● **Task to carry out**: Filter these entries so that only lines with the word "LaTeX" remain.

● **Available data**:
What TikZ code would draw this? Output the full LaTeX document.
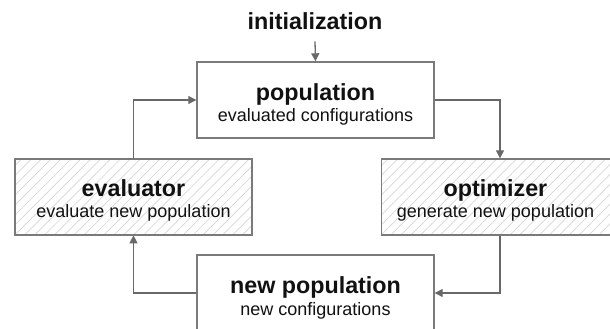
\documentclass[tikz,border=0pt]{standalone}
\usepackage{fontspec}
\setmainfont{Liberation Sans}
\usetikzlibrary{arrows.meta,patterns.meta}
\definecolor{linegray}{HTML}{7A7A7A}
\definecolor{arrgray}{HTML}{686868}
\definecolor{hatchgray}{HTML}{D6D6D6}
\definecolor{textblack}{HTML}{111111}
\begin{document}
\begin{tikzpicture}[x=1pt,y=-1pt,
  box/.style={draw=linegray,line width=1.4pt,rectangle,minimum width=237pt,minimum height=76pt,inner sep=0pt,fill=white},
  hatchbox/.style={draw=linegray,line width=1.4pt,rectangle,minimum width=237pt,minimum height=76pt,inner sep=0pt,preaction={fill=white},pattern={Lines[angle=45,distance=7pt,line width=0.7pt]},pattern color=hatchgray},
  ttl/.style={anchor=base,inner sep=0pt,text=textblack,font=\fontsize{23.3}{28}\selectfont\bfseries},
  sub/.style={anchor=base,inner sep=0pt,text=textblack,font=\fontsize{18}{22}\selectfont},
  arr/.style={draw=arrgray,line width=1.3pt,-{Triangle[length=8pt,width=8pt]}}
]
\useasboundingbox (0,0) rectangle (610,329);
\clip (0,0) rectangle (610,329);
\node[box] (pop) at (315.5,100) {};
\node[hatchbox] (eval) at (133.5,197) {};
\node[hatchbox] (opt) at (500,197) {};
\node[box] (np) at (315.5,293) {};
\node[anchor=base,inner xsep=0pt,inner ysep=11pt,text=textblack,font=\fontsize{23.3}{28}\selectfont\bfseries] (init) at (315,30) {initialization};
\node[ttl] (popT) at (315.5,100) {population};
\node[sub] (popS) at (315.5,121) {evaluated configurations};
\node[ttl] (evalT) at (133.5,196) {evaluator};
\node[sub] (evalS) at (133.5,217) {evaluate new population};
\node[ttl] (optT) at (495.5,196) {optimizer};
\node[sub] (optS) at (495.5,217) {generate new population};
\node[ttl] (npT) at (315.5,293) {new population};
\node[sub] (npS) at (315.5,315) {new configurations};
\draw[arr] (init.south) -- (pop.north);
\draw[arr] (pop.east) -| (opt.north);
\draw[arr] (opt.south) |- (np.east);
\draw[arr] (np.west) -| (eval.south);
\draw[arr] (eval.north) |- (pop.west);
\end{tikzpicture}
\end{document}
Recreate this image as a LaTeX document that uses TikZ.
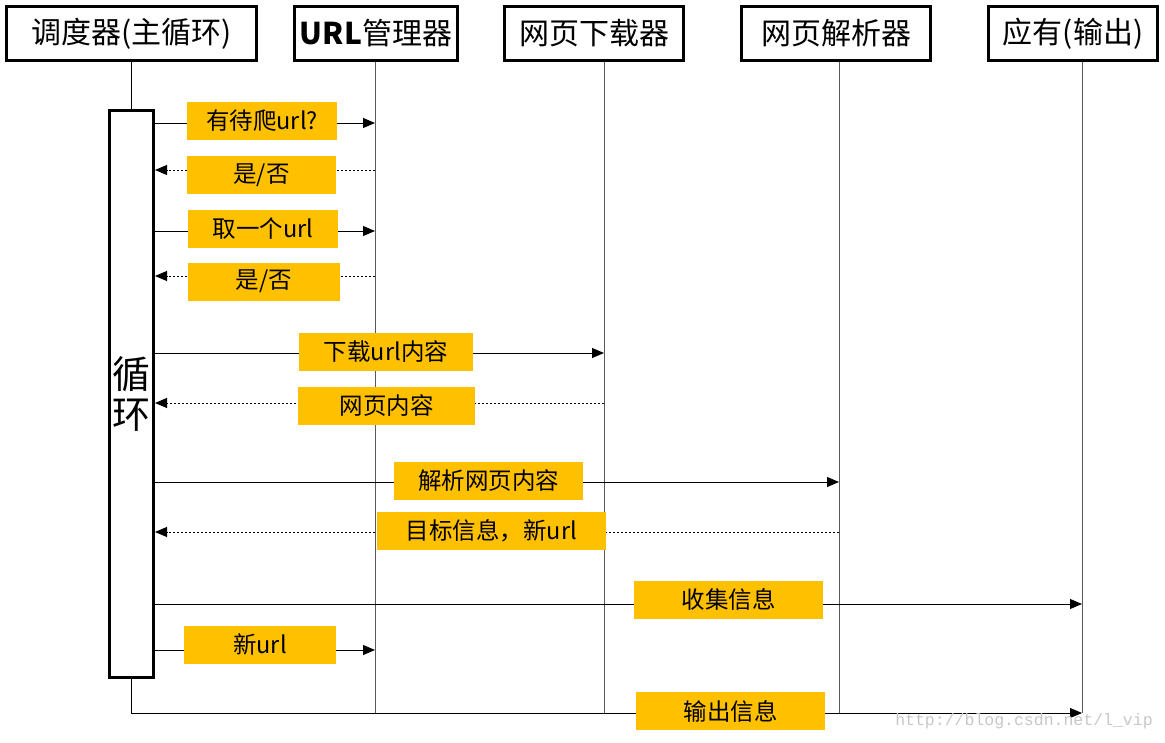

● **Reply to the exercise**:
What TikZ code would draw this? Output the full LaTeX document.
Recreate this image as a LaTeX document that uses TikZ.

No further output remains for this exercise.